Some people will dismiss my vision as idealistic or unrealistic. But as scholar Ivana Milojevic of Metafuture reminds us, the dominant, dystopic vision of the future is seen as more “realistic” simply because it is talked about more, visualized more, and analyzed more. It is given infinite time and space in the media. It serves those in control; it is a continuation of their world. It’s endorsed by our corporate culture, because people who have been made to feel powerless to contribute to a better world simply give up, becoming self-absorbed in golf games, video games, war games. Becoming relentless consumers to fill the void — without challenging a thing.

Some people will say that my image of the future is counterproductive; that the doom and gloom is necessary to keep us all on our toes, to get us to respond to the warnings. I understand this. I have witnessed how politicians are unwilling or unable to take action until there is a crisis in front of them. But it doesn’t have to be an either/or. Yes, a good cautionary tale is a powerful thing. What makes me crazy is that a cautionary tale is all we get. We also need the alternative. We need hopeful visions to give us something to work for, as opposed to always working against something. We need a diverse crop of sustainable ways forward.
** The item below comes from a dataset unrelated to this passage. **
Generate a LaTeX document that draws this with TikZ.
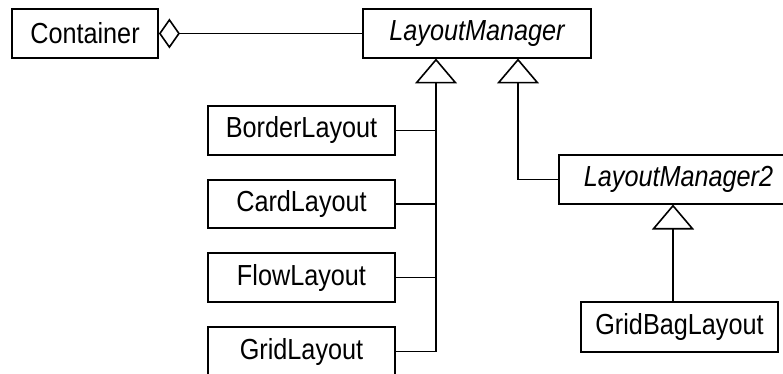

Back to the children who imagined their future as dead: I went to visit them a few months later, and told them about the work I was doing at the local level, some of the amazing work being done by teams of people at the regional and federal levels, by volunteers, and by nonprofit groups. And they completely shifted. They reworked their vision to include flowing streams, trees, birds, animals, and happy people. They just needed to know that there were adults making positive change toward a flourishing earth. And then they asked me how they could help. So we set to work on a plan to create a native garden in their schoolyard.

As peace activist Elise Boulding puts it, “The sheer difficulty of imagining a future sustainability different from the present is one of our greatest problems as a society.” Let’s create, in the space that Grist provides, a dialogue about our worries and our hopes. Let’s share stories about what is important for us to put in place for the future, and what’s happening in our communities now that provides hopeful ways forward. It will be hard work to imagine sustainable and just futures, but it is time to begin.